#### Written request
Return each line of the listing below, unchanged, and omit the images.
— Begin Stored rows —
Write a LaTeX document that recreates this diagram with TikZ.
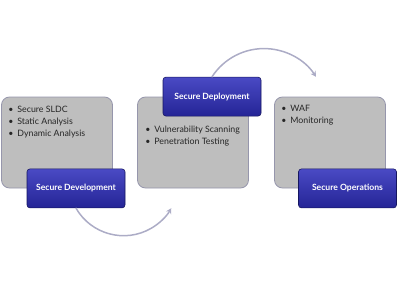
\documentclass[tikz,border=0pt]{standalone}
\usepackage{fontspec}
\setmainfont{Lato}
\usetikzlibrary{arrows.meta,positioning}
\definecolor{panelgray}{RGB}{190,190,190}
\definecolor{panelline}{RGB}{150,150,172}
\definecolor{phasetop}{RGB}{74,74,196}
\definecolor{phasebot}{RGB}{36,36,150}
\definecolor{phaseline}{RGB}{22,22,96}
\definecolor{loopline}{RGB}{172,172,198}
\begin{document}
\begin{tikzpicture}[x=1pt, y=-1pt, line join=round, line cap=round,
	panel/.style={draw=panelline, line width=.8pt, fill=panelgray, rounded corners=8pt, minimum width=111pt, minimum height=91pt, inner sep=0pt},
	phase/.style={draw=phaseline, line width=.6pt, top color=phasetop, bottom color=phasebot, rounded corners=3pt, minimum width=98pt, minimum height=39pt, inner sep=0pt, text=white, font=\bfseries\fontsize{8.6}{10}\selectfont},
	items/.style={inner sep=0pt, align=left, text=black!85, font=\fontsize{8.8}{12}\selectfont},
	loop/.style={draw=loopline, line width=1.5pt, -{Stealth[length=5.5pt,width=6pt]}}]
	\useasboundingbox (0,0) rectangle (400,287);
	\foreach \n/\x in {pdev/57, pdep/193, pops/330}
	\node[panel] (\n) at (\x,142.5) {};
	% bullet lists
	\node[items, below right=9.5pt and 7pt of pdev.north west] (ldev) {\textbullet\hspace{4pt}Secure SLDC\\\textbullet\hspace{4pt}Static Analysis\\\textbullet\hspace{4pt}Dynamic Analysis};
	\node[items, below right=29pt and 8pt of pdep.north west] (ldep) {\textbullet\hspace{4pt}Vulnerability Scanning\\\textbullet\hspace{4pt}Penetration Testing};
	\node[items, below right=8pt and 7pt of pops.north west] (lops) {\textbullet\hspace{4pt}WAF\\\textbullet\hspace{4pt}Monitoring};
	% phase labels
	\node[phase] (dev) at ([xshift=19pt]pdev.south) {Secure Development};
	\node[phase] (depl) at ([xshift=19pt]pdep.north) {Secure Deployment};
	\node[phase] (ops) at ([xshift=17.5pt]pops.south) {Secure Operations};
	\draw[loop] (dev.south) arc[start angle=150, end angle=30, radius=55];
	\draw[loop] (depl.north) arc[start angle=-147, end angle=-33, radius=62];
\end{tikzpicture}
\end{document}
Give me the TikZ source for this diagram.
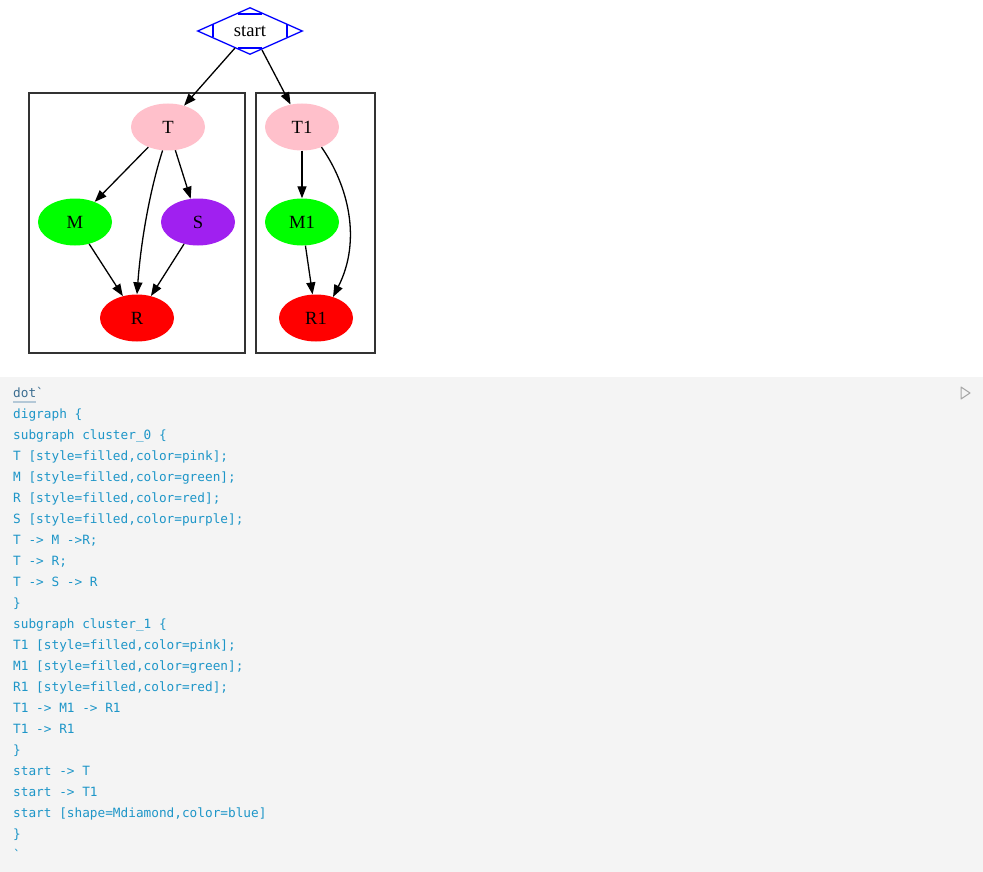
\documentclass[tikz,border=0pt]{standalone}
\usepackage{fontspec}
\setmainfont{Liberation Serif}
\newfontfamily\codefont{DejaVu Sans Mono}
\usetikzlibrary{arrows.meta,shapes.geometric}
\definecolor{codebg}{HTML}{F4F4F4}
\definecolor{codefg}{RGB}{30,150,200}
\definecolor{dotfg}{RGB}{60,110,145}
\definecolor{dotline}{RGB}{180,200,215}
\definecolor{gvpink}{HTML}{FFC0CB}
\definecolor{gvgreen}{HTML}{00FF00}
\definecolor{gvpurple}{HTML}{A020F0}
\definecolor{gvred}{HTML}{FF0000}
\definecolor{clusterline}{HTML}{333333}
\tikzset{
  gvfont/.style={font=\fontsize{18.6pt}{20pt}\selectfont},
  gvnode/.style={ellipse, minimum width=74pt, minimum height=47pt, inner sep=0pt, gvfont},
  gvedge/.style={draw=black, line width=1.3pt, -{Triangle[length=12pt,width=9pt]}},
  cluster/.style={draw=clusterline, line width=1.4pt},
  codeline/.style={anchor=base west, inner sep=0pt, text=codefg, font=\codefont\fontsize{12.75pt}{14pt}\selectfont},
}
\begin{document}
\begin{tikzpicture}[x=1pt,y=-1pt]
\useasboundingbox (0,0) rectangle (983,872);
% code background
\fill[codebg] (0,377) rectangle (983,872);
% clusters
\draw[cluster] (29,93) rectangle (245,353);
\draw[cluster] (256,93) rectangle (375,353);
% start Mdiamond
\node[diamond, draw=blue, line width=1.3pt, minimum width=105pt, minimum height=47pt, inner sep=0pt, aspect=2.2, gvfont] (start) at (250,31) {start};
\draw[blue, line width=1.3pt] (213,24.5) -- (213,37.5);
\draw[blue, line width=1.3pt] (287,24.5) -- (287,37.5);
\draw[blue, line width=1.3pt] (238,14) -- (262,14);
\draw[blue, line width=1.3pt] (238,48) -- (262,48);
% nodes
\node[gvnode, fill=gvpink] (T) at (168,127) {T};
\node[gvnode, fill=gvgreen] (M) at (75,222) {M};
\node[gvnode, fill=gvpurple] (S) at (198,222) {S};
\node[gvnode, fill=gvred] (R) at (137,318) {R};
\node[gvnode, fill=gvpink] (T1) at (302,127) {T1};
\node[gvnode, fill=gvgreen] (M1) at (302,222) {M1};
\node[gvnode, fill=gvred] (R1) at (316,318) {R1};
% edges
\coordinate (sA) at (235,48);
\coordinate (sB) at (262,50);
\draw[gvedge] (sA) -- (T.53);
\draw[gvedge] (sB) -- (T1.117);
\draw[gvedge] (T) -- (M);
\draw[gvedge] (T.-103) .. controls (150,190) and (141,240) .. (R.north);
\draw[gvedge] (T) -- (S);
\draw[gvedge] (M) -- (R);
\draw[gvedge] (S) -- (R);
\draw[gvedge] (T1) -- (M1);
\draw[gvedge] (M1) -- (R1);
\draw[gvedge] (T1.-46) .. controls (348,185) and (362,240) .. (R1.51);
% code text
\node[anchor=base west, inner sep=0pt, text=dotfg, font=\codefont\fontsize{12.75pt}{14pt}\selectfont] (l0) at (13,397) {dot`};
\draw[dotline, line width=1.5pt] (13,402) -- (36,402);
\node[codeline] (l1) at (13,418) {digraph \{};
\node[codeline] (l2) at (13,439) {subgraph cluster\_0 \{};
\node[codeline] (l3) at (13,460) {T [style=filled,color=pink];};
\node[codeline] (l4) at (13,481) {M [style=filled,color=green];};
\node[codeline] (l5) at (13,502) {R [style=filled,color=red];};
\node[codeline] (l6) at (13,523) {S [style=filled,color=purple];};
\node[codeline] (l7) at (13,544) {T -> M ->R;};
\node[codeline] (l8) at (13,565) {T -> R;};
\node[codeline] (l9) at (13,586) {T -> S -> R};
\node[codeline] (l10) at (13,607) {\}};
\node[codeline] (l11) at (13,628) {subgraph cluster\_1 \{};
\node[codeline] (l12) at (13,649) {T1 [style=filled,color=pink];};
\node[codeline] (l13) at (13,670) {M1 [style=filled,color=green];};
\node[codeline] (l14) at (13,691) {R1 [style=filled,color=red];};
\node[codeline] (l15) at (13,712) {T1 -> M1 -> R1};
\node[codeline] (l16) at (13,733) {T1 -> R1};
\node[codeline] (l17) at (13,754) {\}};
\node[codeline] (l18) at (13,775) {start -> T};
\node[codeline] (l19) at (13,796) {start -> T1};
\node[codeline] (l20) at (13,817) {start [shape=Mdiamond,color=blue]};
\node[codeline] (l21) at (13,838) {\}};
\node[codeline] (l22) at (13,859) {`};
% play icon
\draw[gray!70, line width=1pt, line join=round] (961,387) -- (970,393) -- (961,399) -- cycle;
\end{tikzpicture}
\end{document}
— End Stored rows —
#### Task result
Write a LaTeX document that recreates this diagram with TikZ.
\documentclass[tikz,border=0pt]{standalone}
\usepackage{fontspec}
\setmainfont{Lato}
\usetikzlibrary{arrows.meta,positioning}
\definecolor{panelgray}{RGB}{190,190,190}
\definecolor{panelline}{RGB}{150,150,172}
\definecolor{phasetop}{RGB}{74,74,196}
\definecolor{phasebot}{RGB}{36,36,150}
\definecolor{phaseline}{RGB}{22,22,96}
\definecolor{loopline}{RGB}{172,172,198}
\begin{document}
\begin{tikzpicture}[x=1pt, y=-1pt, line join=round, line cap=round,
	panel/.style={draw=panelline, line width=.8pt, fill=panelgray, rounded corners=8pt, minimum width=111pt, minimum height=91pt, inner sep=0pt},
	phase/.style={draw=phaseline, line width=.6pt, top color=phasetop, bottom color=phasebot, rounded corners=3pt, minimum width=98pt, minimum height=39pt, inner sep=0pt, text=white, font=\bfseries\fontsize{8.6}{10}\selectfont},
	items/.style={inner sep=0pt, align=left, text=black!85, font=\fontsize{8.8}{12}\selectfont},
	loop/.style={draw=loopline, line width=1.5pt, -{Stealth[length=5.5pt,width=6pt]}}]
	\useasboundingbox (0,0) rectangle (400,287);
	\foreach \n/\x in {pdev/57, pdep/193, pops/330}
	\node[panel] (\n) at (\x,142.5) {};
	% bullet lists
	\node[items, below right=9.5pt and 7pt of pdev.north west] (ldev) {\textbullet\hspace{4pt}Secure SLDC\\\textbullet\hspace{4pt}Static Analysis\\\textbullet\hspace{4pt}Dynamic Analysis};
	\node[items, below right=29pt and 8pt of pdep.north west] (ldep) {\textbullet\hspace{4pt}Vulnerability Scanning\\\textbullet\hspace{4pt}Penetration Testing};
	\node[items, below right=8pt and 7pt of pops.north west] (lops) {\textbullet\hspace{4pt}WAF\\\textbullet\hspace{4pt}Monitoring};
	% phase labels
	\node[phase] (dev) at ([xshift=19pt]pdev.south) {Secure Development};
	\node[phase] (depl) at ([xshift=19pt]pdep.north) {Secure Deployment};
	\node[phase] (ops) at ([xshift=17.5pt]pops.south) {Secure Operations};
	\draw[loop] (dev.south) arc[start angle=150, end angle=30, radius=55];
	\draw[loop] (depl.north) arc[start angle=-147, end angle=-33, radius=62];
\end{tikzpicture}
\end{document}
Give me the TikZ source for this diagram.
\documentclass[tikz,border=0pt]{standalone}
\usepackage{fontspec}
\setmainfont{Liberation Serif}
\newfontfamily\codefont{DejaVu Sans Mono}
\usetikzlibrary{arrows.meta,shapes.geometric}
\definecolor{codebg}{HTML}{F4F4F4}
\definecolor{codefg}{RGB}{30,150,200}
\definecolor{dotfg}{RGB}{60,110,145}
\definecolor{dotline}{RGB}{180,200,215}
\definecolor{gvpink}{HTML}{FFC0CB}
\definecolor{gvgreen}{HTML}{00FF00}
\definecolor{gvpurple}{HTML}{A020F0}
\definecolor{gvred}{HTML}{FF0000}
\definecolor{clusterline}{HTML}{333333}
\tikzset{
  gvfont/.style={font=\fontsize{18.6pt}{20pt}\selectfont},
  gvnode/.style={ellipse, minimum width=74pt, minimum height=47pt, inner sep=0pt, gvfont},
  gvedge/.style={draw=black, line width=1.3pt, -{Triangle[length=12pt,width=9pt]}},
  cluster/.style={draw=clusterline, line width=1.4pt},
  codeline/.style={anchor=base west, inner sep=0pt, text=codefg, font=\codefont\fontsize{12.75pt}{14pt}\selectfont},
}
\begin{document}
\begin{tikzpicture}[x=1pt,y=-1pt]
\useasboundingbox (0,0) rectangle (983,872);
% code background
\fill[codebg] (0,377) rectangle (983,872);
% clusters
\draw[cluster] (29,93) rectangle (245,353);
\draw[cluster] (256,93) rectangle (375,353);
% start Mdiamond
\node[diamond, draw=blue, line width=1.3pt, minimum width=105pt, minimum height=47pt, inner sep=0pt, aspect=2.2, gvfont] (start) at (250,31) {start};
\draw[blue, line width=1.3pt] (213,24.5) -- (213,37.5);
\draw[blue, line width=1.3pt] (287,24.5) -- (287,37.5);
\draw[blue, line width=1.3pt] (238,14) -- (262,14);
\draw[blue, line width=1.3pt] (238,48) -- (262,48);
% nodes
\node[gvnode, fill=gvpink] (T) at (168,127) {T};
\node[gvnode, fill=gvgreen] (M) at (75,222) {M};
\node[gvnode, fill=gvpurple] (S) at (198,222) {S};
\node[gvnode, fill=gvred] (R) at (137,318) {R};
\node[gvnode, fill=gvpink] (T1) at (302,127) {T1};
\node[gvnode, fill=gvgreen] (M1) at (302,222) {M1};
\node[gvnode, fill=gvred] (R1) at (316,318) {R1};
% edges
\coordinate (sA) at (235,48);
\coordinate (sB) at (262,50);
\draw[gvedge] (sA) -- (T.53);
\draw[gvedge] (sB) -- (T1.117);
\draw[gvedge] (T) -- (M);
\draw[gvedge] (T.-103) .. controls (150,190) and (141,240) .. (R.north);
\draw[gvedge] (T) -- (S);
\draw[gvedge] (M) -- (R);
\draw[gvedge] (S) -- (R);
\draw[gvedge] (T1) -- (M1);
\draw[gvedge] (M1) -- (R1);
\draw[gvedge] (T1.-46) .. controls (348,185) and (362,240) .. (R1.51);
% code text
\node[anchor=base west, inner sep=0pt, text=dotfg, font=\codefont\fontsize{12.75pt}{14pt}\selectfont] (l0) at (13,397) {dot`};
\draw[dotline, line width=1.5pt] (13,402) -- (36,402);
\node[codeline] (l1) at (13,418) {digraph \{};
\node[codeline] (l2) at (13,439) {subgraph cluster\_0 \{};
\node[codeline] (l3) at (13,460) {T [style=filled,color=pink];};
\node[codeline] (l4) at (13,481) {M [style=filled,color=green];};
\node[codeline] (l5) at (13,502) {R [style=filled,color=red];};
\node[codeline] (l6) at (13,523) {S [style=filled,color=purple];};
\node[codeline] (l7) at (13,544) {T -> M ->R;};
\node[codeline] (l8) at (13,565) {T -> R;};
\node[codeline] (l9) at (13,586) {T -> S -> R};
\node[codeline] (l10) at (13,607) {\}};
\node[codeline] (l11) at (13,628) {subgraph cluster\_1 \{};
\node[codeline] (l12) at (13,649) {T1 [style=filled,color=pink];};
\node[codeline] (l13) at (13,670) {M1 [style=filled,color=green];};
\node[codeline] (l14) at (13,691) {R1 [style=filled,color=red];};
\node[codeline] (l15) at (13,712) {T1 -> M1 -> R1};
\node[codeline] (l16) at (13,733) {T1 -> R1};
\node[codeline] (l17) at (13,754) {\}};
\node[codeline] (l18) at (13,775) {start -> T};
\node[codeline] (l19) at (13,796) {start -> T1};
\node[codeline] (l20) at (13,817) {start [shape=Mdiamond,color=blue]};
\node[codeline] (l21) at (13,838) {\}};
\node[codeline] (l22) at (13,859) {`};
% play icon
\draw[gray!70, line width=1pt, line join=round] (961,387) -- (970,393) -- (961,399) -- cycle;
\end{tikzpicture}
\end{document}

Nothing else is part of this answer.